Of all potential addressees of a petition (committees on petitions and ombudsmen of the federal states, committee on petitions and ombudsman of the European Parliament), the Committee on Petitions of the German Federal Parliament is known best. 52.4% have already heard about it. However, the petitioning scheme competes with other processes of political participation. Rates of participation in collections of signatures (64.5%), manifestations (41.2%), public political discussions (39.6%), and direct contacts of political representatives or representatives of the administration (35.6%) by far exceed that of participation in petitions (21.4%). “Still, the fact that about every fifth German has already used the instrument of petitions shows that this fundamental right plays an important role for the population”, says Ulrich Riehm.
As regards the handling of their petition by the Committee on Petitions of the Federal Parliament, 37.7% of the persons interviewed consider the thoroughness of its treatment to be most important, followed by an understandable reply, and a rapid handling. So far, the long handling times of petitions in particular have been criticized by the public. Evaluation of the paths of submission of a petition to the German Federal Parliament also is surprising: 48.0% favor the letter, 26.7% personal contact, and 18.1% submission via the internet. Personal contact, an option that does not exist at the moment, is even preferred by people aged under 24. Hence, the letter option and the internet option do not fulfil all wishes of the population with respect to a simple access to the Committee on Petitions.
In total, 1014 persons were interviewed by telephone in November 2008. The survey is representative of the German resident population from the age of 16. Representativeness is limited as far as people of foreign nationalities are concerned.
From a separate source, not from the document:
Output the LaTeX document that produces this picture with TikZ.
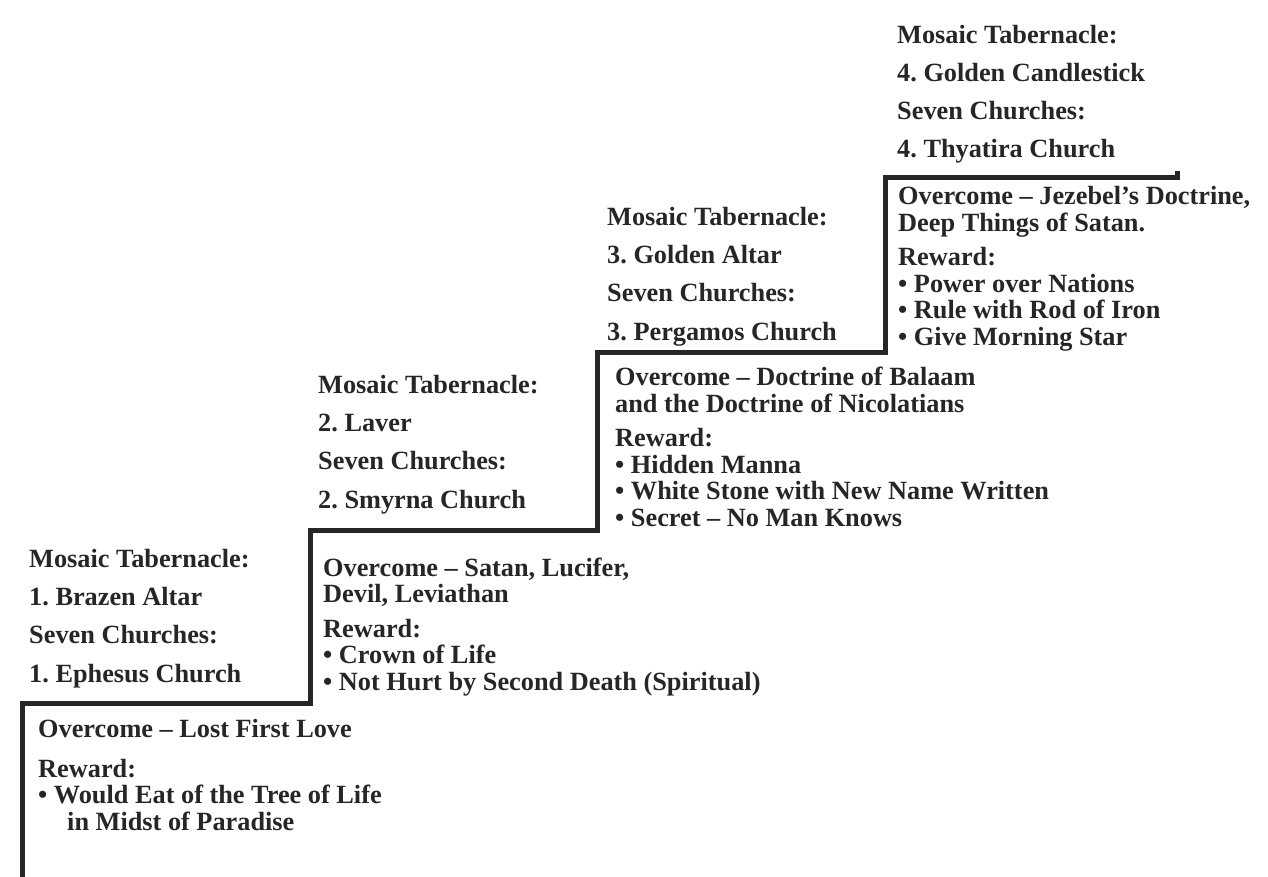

The survey is part of the technology assessment project “Public Electronic Petitions and Civil Participation” executed by the TAB on behalf of the Federal Parliament from 2006 to 2008. The reason for this project was the model test “Public Petitions” that was started in September 2005 to include the internet in the petitioning scheme. Since then, petitions can also be filed electronically, signed for support in the internet, and discussed in forums.
The TAB analysts accompanied the “Public Petitions” test on a scientific level and analyzed the benefits and consequences in the context of the development of the petitioning scheme and e-democracy. The elements of the model test were rated positively by the persons interviewed. The options offered since 2005 to inform on petitions on the internet are rated good or very good by 73.0% of the persons interviewed. 65.8% consider the discussion options and 59.4% the possibility of signing petitions on the internet to be good or very good.
The results of the survey were published in the TAB background paper No. 17. It may be obtained from the Office for Technology Assessment with the German Federal Parliament (firstname.lastname@example.org) or downloaded from the TAB website (www.tab.fzk.de). The final report of the complete project was published in a book in June 2009 (Ulrich Riehm, Christopher Coenen, Ralf Lindner, Clemens Blümel: Bürgerbeteiligung durch E-Petitionen. Analysen von Kontinuität und Wandel im Petitionswesen, Edition Sigma, ISBN 978-3-8360-8129-0).